What is needed ::
Repeat the material exactly from its first line to the line that includes "const fmt = d => String(d);". Skip pictures.

Collected data ::
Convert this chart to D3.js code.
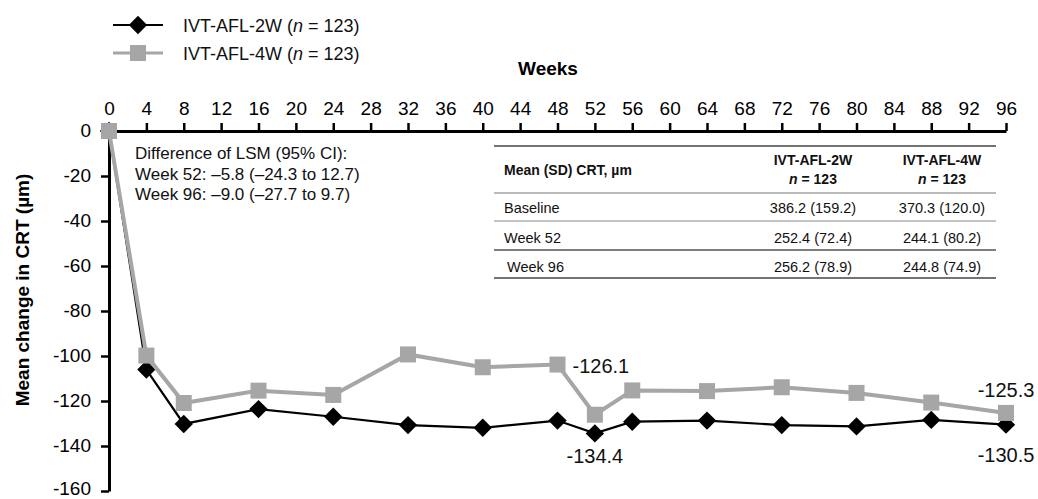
<!DOCTYPE html>
<html><head><meta charset="utf-8">
<script src="https://cdn.jsdelivr.net/npm/d3@7"></script>
<style>
html,body{margin:0;padding:0;background:#fff;}
svg{display:block;font-family:"Liberation Sans",Arial,sans-serif;}
</style></head>
<body>
<svg id="chart" width="1038" height="499"></svg>
<script>
const weeks = [0,4,8,16,24,32,40,48,52,56,64,72,80,88,96];
const afl2w = [0,-106,-130.2,-123.6,-127,-130.7,-131.9,-128.7,-134.4,-129.2,-128.7,-130.7,-131.3,-128.4,-130.5];
const afl4w = [0,-99.8,-120.9,-115.4,-117.3,-99.3,-105,-103.8,-126.1,-115.3,-115.6,-113.9,-116.4,-120.7,-125.3];
const xTicks = d3.range(0,97,4);
const yTicks = [0,-20,-40,-60,-80,-100,-120,-140,-160];
const seriesNames = ["IVT-AFL-2W","IVT-AFL-4W"];
const nPerArm = [123,123];
const lsmLines = ["Difference of LSM (95% CI):","Week 52: \u20135.8 (\u201324.3 to 12.7)","Week 96: \u20139.0 (\u201327.7 to 9.7)"];
const tableHeader = ["Mean (SD) CRT, \u00b5m","IVT-AFL-2W","IVT-AFL-4W"];
const tableRows = [
  ["Baseline","386.2 (159.2)","370.3 (120.0)"],
  ["Week 52","252.4 (72.4)","244.1 (80.2)"],
  ["Week 96","256.2 (78.9)","244.8 (74.9)"]
];
const valueLabels = [
  {series:1, week:52, text:"-126.1", pos:"left48"},
  {series:0, week:52, text:"-134.4", pos:"below"},
  {series:1, week:96, text:"-125.3", pos:"above"},
  {series:0, week:96, text:"-130.5", pos:"below2"}
];

const svg = d3.select("#chart");
const x = d3.scaleLinear().domain([0,96]).range([109,1006]);
const y = d3.scaleLinear().domain([0,-160]).range([131,491]);
const fmt = d => String(d);

// axes
const xAxis = svg.append("g").attr("transform",`translate(0,${y(0)})`)
  .call(d3.axisTop(x).tickValues(xTicks).tickFormat(fmt).tickSize(8).tickPadding(8).tickSizeOuter(0));
xAxis.select(".domain").attr("stroke","#000").attr("stroke-width",3);
xAxis.selectAll(".tick line").attr("stroke","#000").attr("stroke-width",2.5);
xAxis.selectAll(".tick text").attr("font-size",19).attr("fill","#000")
  .attr("font-family","Liberation Sans, Arial, sans-serif");

const yAxis = svg.append("g").attr("transform",`translate(${x(0)},0)`)
  .call(d3.axisLeft(y).tickValues(yTicks).tickFormat(fmt).tickSize(8).tickPadding(10).tickSizeOuter(0));
yAxis.select(".domain").attr("stroke","#000").attr("stroke-width",3);
yAxis.selectAll(".tick line").attr("stroke","#000").attr("stroke-width",2.5);
yAxis.selectAll(".tick text").attr("font-size",19).attr("fill","#000")
  .attr("dy",d=>d===-160?"0.18em":"0.3em")
  .attr("font-family","Liberation Sans, Arial, sans-serif");

svg.append("text").attr("x",548).attr("y",75).attr("text-anchor","middle")
  .attr("font-size",19).attr("font-weight","bold").text("Weeks");
svg.append("text").attr("transform",`translate(29,290) rotate(-90)`).attr("text-anchor","middle")
  .attr("font-size",19).attr("font-weight","bold").text("Mean change in CRT (\u00b5m)");

// annotation
const ann = svg.append("text").attr("x",135).attr("font-size",17).attr("fill","#111");
lsmLines.forEach((t,i)=>ann.append("tspan").attr("x",135).attr("y",159+i*20.5).text(t));

// table
const tX0 = 494, tX1 = 996, c1 = 813, c2 = 942, lx = 504;
const tg = svg.append("g").attr("font-size",14.5).attr("fill","#111");
[[146,"#444",1.5],[193,"#777",1.2],[221,"#888",1.2],[250,"#555",1.5],[278,"#444",1.5]].forEach(([yy,c,w])=>{
  tg.append("line").attr("x1",tX0).attr("x2",tX1).attr("y1",yy).attr("y2",yy).attr("stroke",c).attr("stroke-width",w);
});
tg.append("text").attr("x",lx).attr("y",175).attr("font-weight","bold").attr("font-size",14).text(tableHeader[0]);
[[c1,1],[c2,2]].forEach(([cx,i])=>{
  tg.append("text").attr("x",cx).attr("y",165).attr("text-anchor","middle").attr("font-weight","bold").attr("font-size",14).text(tableHeader[i]);
  const t = tg.append("text").attr("x",cx).attr("y",184).attr("text-anchor","middle").attr("font-weight","bold").attr("font-size",14);
  t.append("tspan").attr("font-style","italic").text("n");
  t.append("tspan").text(" = " + nPerArm[i-1]);
});
tableRows.forEach((r,i)=>{
  const yy = 213 + i*29.5;
  tg.append("text").attr("x",lx + (i===2?3:0)).attr("y",yy).text(r[0]);
  tg.append("text").attr("x",c1).attr("y",yy).attr("text-anchor","middle").text(r[1]);
  tg.append("text").attr("x",c2).attr("y",yy).attr("text-anchor","middle").text(r[2]);
});

// series
const line = d3.line().x(d=>x(d[0])).y(d=>y(d[1]));
const d2 = weeks.map((w,i)=>[w,afl2w[i]]);
const d4 = weeks.map((w,i)=>[w,afl4w[i]]);
const gray = "#a6a6a6";
svg.append("path").datum(d2).attr("d",line).attr("fill","none").attr("stroke","#000").attr("stroke-width",2.2);
svg.append("g").selectAll("rect").data(d2).join("rect")
  .attr("x",-6.5).attr("y",-6.5).attr("width",13).attr("height",13).attr("fill","#000")
  .attr("transform",d=>`translate(${x(d[0])},${y(d[1])}) rotate(45)`);
svg.append("path").datum(d4).attr("d",line).attr("fill","none").attr("stroke",gray).attr("stroke-width",4);
svg.append("g").selectAll("rect").data(d4).join("rect")
  .attr("x",d=>x(d[0])-8).attr("y",d=>y(d[1])-8).attr("width",16).attr("height",16).attr("fill",gray);

// value labels
valueLabels.forEach(l=>{
  const v = (l.series===0?afl2w:afl4w)[weeks.indexOf(l.week)];
  const px = x(l.week), py = y(v);
  const t = svg.append("text").attr("font-size",20).attr("fill","#111").text(l.text);
  if(l.pos==="left48") t.attr("x",x(48)+15).attr("y",py-42);
  else if(l.pos==="below") t.attr("x",px).attr("y",py+30).attr("text-anchor","middle");
  else if(l.pos==="below2") t.attr("x",px).attr("y",py+37).attr("text-anchor","middle");
  else t.attr("x",px).attr("y",py-16).attr("text-anchor","middle");
});

// legend
const lg = svg.append("g").attr("font-size",18).attr("fill","#111");
[[25,"#000",2.2,"d"],[53,gray,3,"s"]].forEach(([yy,c,w,m],i)=>{
  lg.append("line").attr("x1",113).attr("x2",163).attr("y1",yy).attr("y2",yy).attr("stroke",c).attr("stroke-width",w);
  if(m==="d") lg.append("rect").attr("x",-6.5).attr("y",-6.5).attr("width",13).attr("height",13).attr("fill",c)
    .attr("transform",`translate(138,${yy}) rotate(45)`);
  else lg.append("rect").attr("x",130).attr("y",yy-8).attr("width",16).attr("height",16).attr("fill",c);
  const t = lg.append("text").attr("x",183).attr("y",yy+6.5);
  t.append("tspan").text(seriesNames[i] + " (");
  t.append("tspan").attr("font-style","italic").text("n");
  t.append("tspan").text(" = " + nPerArm[i] + ")");
});
</script>
</body></html>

Result of this exercise ::
Convert this chart to D3.js code.
<!DOCTYPE html>
<html><head><meta charset="utf-8">
<script src="https://cdn.jsdelivr.net/npm/d3@7"></script>
<style>
html,body{margin:0;padding:0;background:#fff;}
svg{display:block;font-family:"Liberation Sans",Arial,sans-serif;}
</style></head>
<body>
<svg id="chart" width="1038" height="499"></svg>
<script>
const weeks = [0,4,8,16,24,32,40,48,52,56,64,72,80,88,96];
const afl2w = [0,-106,-130.2,-123.6,-127,-130.7,-131.9,-128.7,-134.4,-129.2,-128.7,-130.7,-131.3,-128.4,-130.5];
const afl4w = [0,-99.8,-120.9,-115.4,-117.3,-99.3,-105,-103.8,-126.1,-115.3,-115.6,-113.9,-116.4,-120.7,-125.3];
const xTicks = d3.range(0,97,4);
const yTicks = [0,-20,-40,-60,-80,-100,-120,-140,-160];
const seriesNames = ["IVT-AFL-2W","IVT-AFL-4W"];
const nPerArm = [123,123];
const lsmLines = ["Difference of LSM (95% CI):","Week 52: \u20135.8 (\u201324.3 to 12.7)","Week 96: \u20139.0 (\u201327.7 to 9.7)"];
const tableHeader = ["Mean (SD) CRT, \u00b5m","IVT-AFL-2W","IVT-AFL-4W"];
const tableRows = [
  ["Baseline","386.2 (159.2)","370.3 (120.0)"],
  ["Week 52","252.4 (72.4)","244.1 (80.2)"],
  ["Week 96","256.2 (78.9)","244.8 (74.9)"]
];
const valueLabels = [
  {series:1, week:52, text:"-126.1", pos:"left48"},
  {series:0, week:52, text:"-134.4", pos:"below"},
  {series:1, week:96, text:"-125.3", pos:"above"},
  {series:0, week:96, text:"-130.5", pos:"below2"}
];

const svg = d3.select("#chart");
const x = d3.scaleLinear().domain([0,96]).range([109,1006]);
const y = d3.scaleLinear().domain([0,-160]).range([131,491]);
const fmt = d => String(d);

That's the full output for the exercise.